07
Jun
2009

LISTEN & LEARN, READ & REMEMBER

I love reading posts about reading and books and especially young adult and children’s books which I have a huge collection of and soft spot for, and this post by new blog find Diamond in the Window made me laugh out loud. I knew EXACTLY what she meant by “one of us” and EXACTLY how she felt by having some of her recommendations rejected by her kids.

Only one of my children is a real reader. Karin reads…usually under pressure, though she does surprise me now and then by picking up something. Usually, however, it’s a Young Jedi book or a comic. Martin, on the other hand, is just like me. He reads all the time and when he’s deep in a book, you have to say his name more than once to get his attention and repeat his name again to keep it. He has read, re-read and loved several of the books I loved as a child, but if I try to subtly push anything towards him, he invariably ignores it in order to pick up The Big Book of Animal Facts for the millionth time or even The Bart Book (or worse, The Homer Book).

I’m constantly excited to show him books, to recommend them, to suggest great reads, and ALWAYS a bit hurt that he doesn’t grab them and devour them with the same excitement. I know he has to find his own tastes and make his own choices about what he wants and likes to read, and even though I’m really just glad he loves reading, sometimes it would be fun to have my tastes and recommendations validated by my kid.
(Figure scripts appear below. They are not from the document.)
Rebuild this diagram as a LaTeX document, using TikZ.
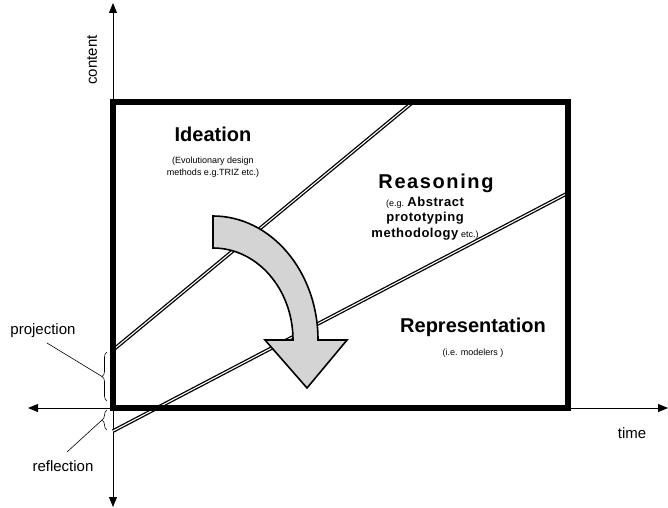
\documentclass[tikz,border=0pt]{standalone}
\usepackage{fontspec}
\setmainfont{Liberation Sans}
\usetikzlibrary{arrows.meta,decorations.pathreplacing}

\newcommand{\bigtext}{\fontsize{20}{24}\selectfont\bfseries}
\newcommand{\smalltext}{\fontsize{9}{13}\selectfont}
\newcommand{\boldsub}{\fontsize{13}{17}\selectfont\bfseries\addfontfeature{LetterSpace=4}}
\newcommand{\axistext}{\fontsize{15}{18}\selectfont}

\begin{document}
\begin{tikzpicture}[x=1pt, y=1pt,
    axis/.style={line width=0.9pt, -{Triangle[length=10pt,width=8pt]}},
    layer/.style={double, line width=1.3pt, double distance=1.1pt},
    bracket/.style={decorate, decoration={brace, amplitude=5pt}, line width=0.6pt},
    title/.style={align=center, inner sep=0pt}]
                \useasboundingbox (0,0) rectangle (668,507);
                % axes
                \coordinate (origin) at (113,99);
                \draw[axis] (origin) -- (113,504) coordinate (ytip);
                \draw[axis] (113,99) -- (113,0);
                \draw[axis] (origin) -- (668,99);
                \draw[axis] (origin) -- (28,99);
                \node[rotate=90, inner sep=0pt] (content) at (92,447) {\axistext content};
                \node[inner sep=0pt] (time) at (632,74) {\axistext time};
                % layer borders
                \draw[layer] (113,157) -- (413,405);
                \draw[layer] (113,76) -- (568,314);
                % frame
                \draw[line width=6pt] (113,99) rectangle (568,405);
                % braces
                \draw[bracket] (107,106) -- (107,155) coordinate[midway, xshift=-5pt] (projtip);
                \draw[bracket] (107,77) -- (107,97) coordinate[midway, xshift=-5pt] (refltip);
                \node[inner sep=0pt] (projection) at (43,176) {\axistext projection};
                \node[inner sep=0pt] (reflection) at (63,41) {\axistext reflection};
                \draw[line width=0.6pt] (47,164) -- (projtip);
                \draw[line width=0.6pt] (67,55) -- (refltip);
                % layer names
                \node[title] (ideation) at (213,373) {\bigtext Ideation};
                \node[title] (ideasub) at (213,340) {\smalltext (Evolutionary design\\ \smalltext methods e.g.TRIZ etc.)};
                \node[title] (reasoning) at (436,324) {\bigtext\addfontfeature{LetterSpace=8} Reasoning};
                \node[title] (reasonsub) at (425,288) {\smalltext (e.g. {\boldsub Abstract}\\[3pt]
                    {\boldsub prototyping}\\[3pt]
                    {\boldsub methodology} \smalltext etc.)};
                \node[title] (representation) at (473,180) {\bigtext Representation};
                \node[title] (represub) at (473,154) {\smalltext (i.e. modelers )};
                % curved arrow
                \filldraw[fill=black!17, line width=1.6pt, line join=miter]
                    (213,291) arc[start angle=90, end angle=0, x radius=105pt, y radius=124pt]
                    -- (347,167) -- (307,119) -- (265,167) -- (293,167)
                    arc[start angle=0, end angle=90, x radius=80pt, y radius=92pt] -- cycle;
            \end{tikzpicture}
\end{document}
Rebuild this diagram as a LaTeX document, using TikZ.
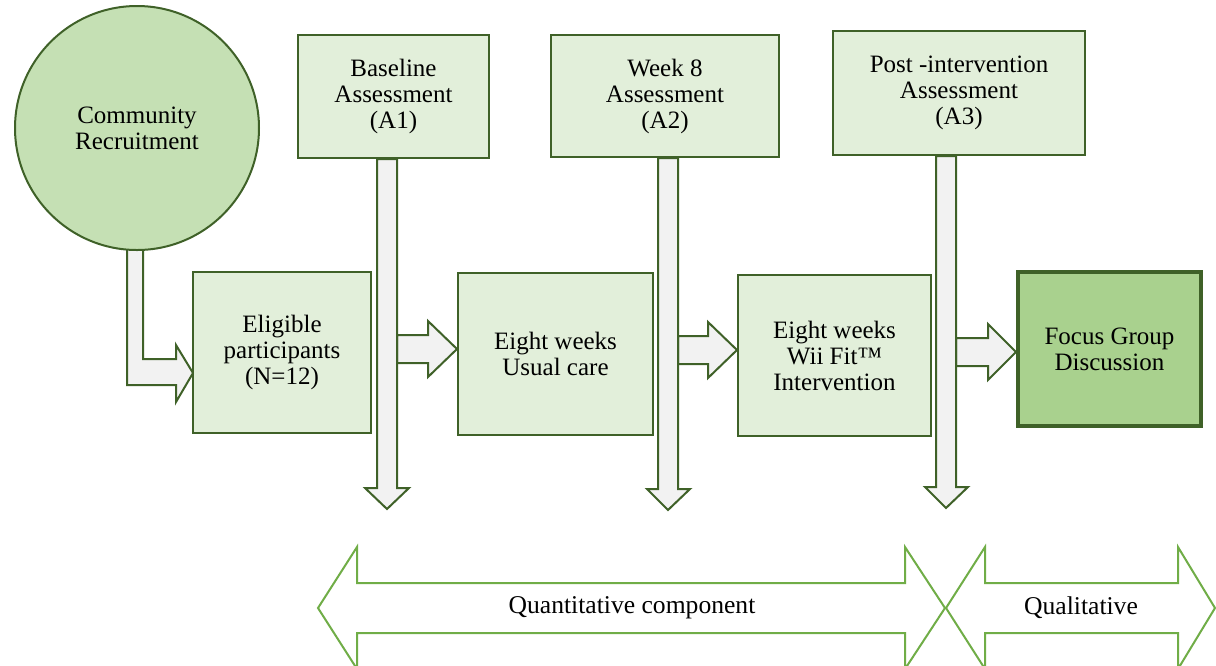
\documentclass[tikz,border=0pt]{standalone}
\usepackage{fontspec}
\setmainfont{Liberation Serif}
\usetikzlibrary{calc}
\definecolor{edge}{HTML}{3F6128}
\definecolor{boxfill}{HTML}{E2EFDA}
\definecolor{circfill}{HTML}{C5E0B4}
\definecolor{focusfill}{HTML}{A9D18E}
\definecolor{arrowfill}{HTML}{F2F2F2}
\definecolor{phase}{HTML}{70AD47}
\tikzset{
  stagebox/.style={draw=edge, line width=1pt, fill=boxfill, align=center,
    inner sep=0pt, font=\fontsize{12.5}{13}\selectfont},
  blockarrow/.style={draw=edge, line width=1pt, fill=arrowfill, line join=miter},
  phasearrow/.style={draw=phase, line width=1pt, fill=white, line join=miter},
  phaselabel/.style={font=\fontsize{12.8}{13}\selectfont, inner sep=0pt},
}
\begin{document}
\begin{tikzpicture}[x=0.5pt, y=-0.5pt]
\useasboundingbox (0,0) rectangle (1216,665);

% bent arrow from the recruitment circle into the eligible box
\draw[blockarrow] (127,247) -- (127,385) -- (176,385) -- (176,402) -- (193,373)
  -- (176,345) -- (176,359) -- (143,359) -- (143,247) -- cycle;

\node[stagebox, circle, fill=circfill, minimum size=122pt] (recruit) at (137,128)
  {Community\\Recruitment};

\node[stagebox, minimum width=89pt, minimum height=80.5pt] (eligible) at (282,352.5)
  {Eligible\\participants\\(N=12)};
\node[stagebox, minimum width=95.5pt, minimum height=61.5pt] (a1) at (393.5,96.5)
  {Baseline\\Assessment\\(A1)};
\node[stagebox, minimum width=97.5pt, minimum height=81pt] (usual) at (555.5,354)
  {Eight weeks\\Usual care};
\node[stagebox, minimum width=114pt, minimum height=61pt] (a2) at (665,96)
  {Week 8\\Assessment\\(A2)};
\node[stagebox, minimum width=96.5pt, minimum height=80.5pt] (wii) at (834.5,355.5)
  {Eight weeks\\Wii Fit™\\Intervention};
\node[stagebox, minimum width=126pt, minimum height=62pt] (a3) at (959,93)
  {Post -intervention\\Assessment\\(A3)};
\node[stagebox, line width=2pt, fill=focusfill, minimum width=91.5pt, minimum height=77pt]
  (focus) at (1109.5,349) {Focus Group\\Discussion};

% horizontal block arrows into the next stage
\draw[blockarrow] (397,335) -- (428,335) -- (428,321) -- (usual.west |- 0,349)
  -- (428,377) -- (428,363) -- (397,363) -- cycle;
\draw[blockarrow] (678,336) -- (708,336) -- (708,322) -- (wii.west |- 0,350)
  -- (708,378) -- (708,364) -- (678,364) -- cycle;
\draw[blockarrow] (956,338) -- (988,338) -- (988,324) -- (focus.west |- 0,352)
  -- (988,380) -- (988,366) -- (956,366) -- cycle;

% vertical block arrows hanging from the assessments
\draw[blockarrow] (377,0 |- a1.south) -- (377,488) -- (365,488) -- (387,509)
  -- (409,488) -- (397,488) -- (397,0 |- a1.south) -- cycle;
\draw[blockarrow] (658,0 |- a2.south) -- (658,489) -- (647,489) -- (668,510)
  -- (690,489) -- (678,489) -- (678,0 |- a2.south) -- cycle;
\draw[blockarrow] (936,0 |- a3.south) -- (936,487) -- (925,487) -- (946,508)
  -- (968,487) -- (956,487) -- (956,0 |- a3.south) -- cycle;

% study phases along the bottom
\draw[phasearrow] (318,608) -- (357,547) -- (357,583) -- (905,583) -- (905,547)
  -- (945,608) -- (905,669) -- (905,633) -- (357,633) -- (357,669) -- cycle;
\draw[phasearrow] (946,608) -- (985,547) -- (985,583) -- (1178,583) -- (1178,547)
  -- (1215,608) -- (1178,669) -- (1178,633) -- (985,633) -- (985,669) -- cycle;
\node[phaselabel] (quant) at (632,608) {Quantitative component};
\node[phaselabel] (qual) at (1081,608) {Qualitative};
\end{tikzpicture}
\end{document}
Every time he DOES read a book I’ve praised or recommended I always feel like I’ve won a major mom prize.

It’s funny about book recommendations, though I think it’s funnier about music recommendations. I find it very difficult to take music reviews with any degree of seriousness: musical taste is SO subject to opinion. But books! Hmmm…I don’t think it’s any coincidence that bookish people love to talk about books and recommend them to others, because we are always on the lookout for the next big crush: the author whose writing causes us to fall in love all over again with words and worlds. The hook of the book!

When I was in the States 2 years ago, during one of my several hour-long browses through Barnes & Noble, a clerk in the young adult section, whom I asked about suggestions for Martin (who was 9 at the time), suggested The Lightning Thief by Rick Riordan to me. I read the blurb on the back and the excerpt page and thought, “Hmmm…greek gods and modern-day teenage sensibilities…sounds good for a child who LOVES D’Aulaire’s Greek Myths and the Warriors cat books. I meant to read it, too, but Martin (after quite a long delay) beat me to it. He liked it so much we had to order the next 3 and he was in a fever of anticipation for the last one (there’s one more to come) which came out this past Christmas. I’ve read them all, too, now and each time I read something Martin has enjoyed I think I have a better handle on what to recommend to him, but the result is invariably the same. He reads what sounds interesting to HIM, and quite often, it’s not what I want him to try. It’s frustrating since I KNOW he would love the books I think he’d love if he’d only give them a chance. It makes me laugh at myself, too, because of the many many times I’ve done the same thing: not tried something someone else recommended for whatever reason and later tried it only to kick myself for not trying it sooner!

I tell the kids, every time they turn up their noses at something without trying it, to remember the story of me & sushi: look how many years I missed out on sushi because I absolutely refused to try it: EW RAW FISH NO WAY ARE YOU NUTS? And now: Duh. Commence self-kicking.

You want to save your kids from those sorts of errors, right? You want them to learn from YOUR experience, forgetting that everyone really only learns from their OWN. We rarely learn to appreciate the wisdom of our elders until we’re beyond the know-it-all immortality of childhood ourselves.

“When I was a boy of fourteen, my father was so ignorant I could hardly stand to have the old man around. But when I got to be twenty-one, I was astonished at how much he had learned in seven years.” —Samuel Clemens

What new books are you reading that you’d recommend right now? I just finished The Children’s Book by A.S. Byatt. It was lovely and lyrical and appalling and twisted and crammed. I’ve just started The Guernsey Literary & Potato Peel Pie Society by Mary Ann Shaffer & Annie Barrows, which I’m already being drawn into after only a few short pages. Before that I plowed through Ursula Le Guin’s trilogy, Gifts, Voices and Powers, which reconfirmed her masterful storytelling and style. Before that, the last really good young adult books I read were Lee Raven: Boy Thief by Zizou Corder and Flora Segunda by Ysabeau S. Wilce, both of which I have praised to Martin and neither of which he has picked up…yet.